Tile Quantity Calculator for walls and floors with box counts

Compute tiles and boxes with waste

Set units, enter the cover area and tile size, pick a pattern, then add a waste margin. The Tile Quantity Calculator returns total tiles in your chosen system and suggests how many boxes to buy.

Example: wall is 10 ft × 8 ft with a 15 ft² window ⇒ exclusions 15.

Joint is added to both sides for layout spacing. Box size is only used to suggest boxes.

Enter area and tile size, then tap Calculate Tiles.

Tile quantity calculator: quick guide

The Tile Quantity Calculator estimates how many tiles and boxes you need using your unit system. First, pick imperial or metric so labels match your tape. Enter the size of the surface to be covered, subtract any openings, and set how many identical areas you have if you’re doing multiple walls or floors. Then provide the tile’s face size and your grout joint. The calculator figures coverage using the tile size plus the joint so results reflect the layout you’ll install, not just the raw tile dimensions.

Waste accounts for breakage and cuts. If you leave the waste box empty, the tool adds a sensible default based on pattern: straight lay uses less waste than diagonal or herringbone. You can override the margin at any time.

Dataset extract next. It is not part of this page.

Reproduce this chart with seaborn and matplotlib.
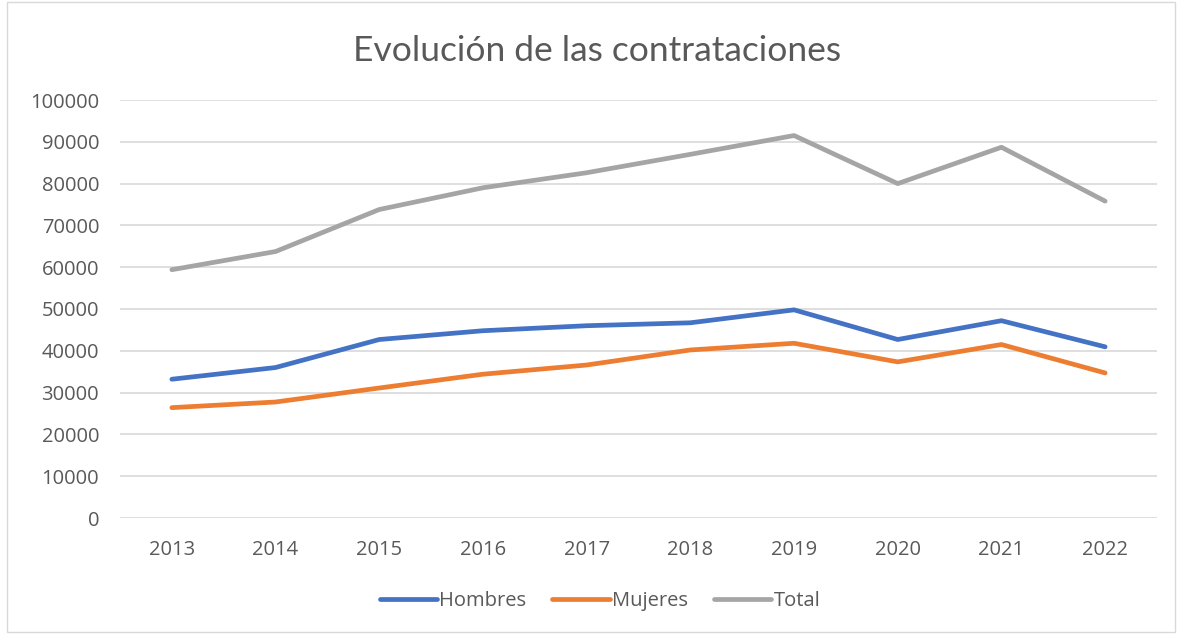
import matplotlib
matplotlib.use("Agg")
from matplotlib import pyplot as plt
from matplotlib.patches import Rectangle
import pandas as pd
import seaborn as sns

# values
years = [2013, 2014, 2015, 2016, 2017, 2018, 2019, 2020, 2021, 2022]
hombres = [33200, 36000, 42700, 44800, 46000, 46700, 49800, 42700, 47200, 40950]
mujeres = [26400, 27750, 31100, 34400, 36600, 40200, 41800, 37350, 41500, 34700]
total = [59400, 63750, 73800, 79000, 82600, 87000, 91500, 80000, 88700, 75800]
series_names = ["Hombres", "Mujeres", "Total"]
y_ticks = list(range(0, 100001, 10000))

df = pd.DataFrame({"year": [str(y) for y in years] * 3,
                   "value": hombres + mujeres + total,
                   "serie": sum([[s] * len(years) for s in series_names], [])})

sns.set_theme(style="white")
plt.rcParams['font.family'] = ['Open Sans', 'DejaVu Sans']

fig = plt.figure(figsize=(11.83, 6.34), dpi=100)
ax = fig.add_axes([120 / 1183, 1 - 518 / 634, 1037 / 1183, 418 / 634])

palette = {"Hombres": "#4472C4", "Mujeres": "#ED7D31", "Total": "#A5A5A5"}
sns.lineplot(data=df, x="year", y="value", hue="serie", palette=palette,
             linewidth=3.4, ax=ax, sort=False, solid_capstyle="round")

ax.set_xlim(-0.5, len(years) - 0.5)
ax.set_ylim(0, 100000)
ax.set_yticks(y_ticks)
ax.set_yticklabels([str(t) for t in y_ticks])
ax.yaxis.grid(True, color="#D9D9D9", linewidth=1.2)
ax.set_axisbelow(True)
for s in ax.spines.values():
    s.set_visible(False)
ax.tick_params(axis="both", length=0, labelsize=14.5, labelcolor="#595959")
ax.tick_params(axis="y", pad=15)
ax.tick_params(axis="x", pad=16)
ax.set_xlabel("")
ax.set_ylabel("")

fig.text(597 / 1183, 1 - 51 / 634, "Evolución de las contrataciones",
         ha="center", va="center", fontsize=25.5, color="#595959",
         family=["Lato", "DejaVu Sans"])

handles, labels = ax.get_legend_handles_labels()
ax.legend(handles, labels, loc="center", bbox_to_anchor=(600 / 1183, 1 - 601 / 634),
          bbox_transform=fig.transFigure, ncol=3, frameon=False,
          fontsize=14.5, labelcolor="#595959", handlelength=2.85,
          handletextpad=0.1, columnspacing=1.3)

# chart area border
fig.patches.append(Rectangle((7 / 1183, 2 / 634), 1168 / 1183, 630 / 634,
                             transform=fig.transFigure, fill=False,
                             edgecolor="#D9D9D9", linewidth=1))

fig.savefig("out.png", dpi=100)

  • Straight lay: low waste (typically 7%).
  • Running bond: moderate waste (≈10%).
  • Diagonal: higher waste (≈12%).
  • Herringbone: highest waste (≈15%).

When you press Calculate Tiles, you’ll see total area, net coverage after joints, recommended waste, total tile count rounded up, and a quick suggestion for boxes using your tiles-per-box number. Round up boxes to the next whole box so you have spares for future repairs and selection for shade matching.

Assumptions and tips

Coverage is computed from the tile’s face size plus the grout joint on both length and width, which approximates center-to-center spacing in most layouts. Real-world patterns, trims and perimeter cuts can change coverage slightly. For subway tiles with offset joints, the per-tile coverage estimate remains valid because spacing repeats. Always check a box label for exact piece size and recommended joint, since nominal sizes (e.g., “12×24”) can vary by manufacturer and caliber.

Exclusions subtract directly from total area, which is convenient for large windows or doorways. For complex rooms, break the space into rectangles, compute each one, and use the “Quantity of identical areas” to multiply repeating sections. If you are tiling inside niches or around obstacles, increase waste by a few percent beyond the pattern default to stay safe.

Box counts depend on how many tiles a box contains; manufacturers often pack by weight. If you’re between two box counts, choose the higher. Extra pieces help with future repairs and grade matching if you open a new pallet mid job. Store spares in a labeled box noting brand, series, color, size, and caliber/date.

Common questions
Should I include the grout joint in coverage?

Yes. Using tile size plus joint mirrors the installed pattern and slightly reduces pieces required compared to raw tile size only.

Can I mix tile sizes?

Not in this simple mode. For modular patterns, run separate calculations by size and add the totals with a shared waste factor.

What if my wall is not perfectly rectangular?

Split the shape into rectangles, compute each, and add them. Increase waste to cover irregular edges and more intricate cutting.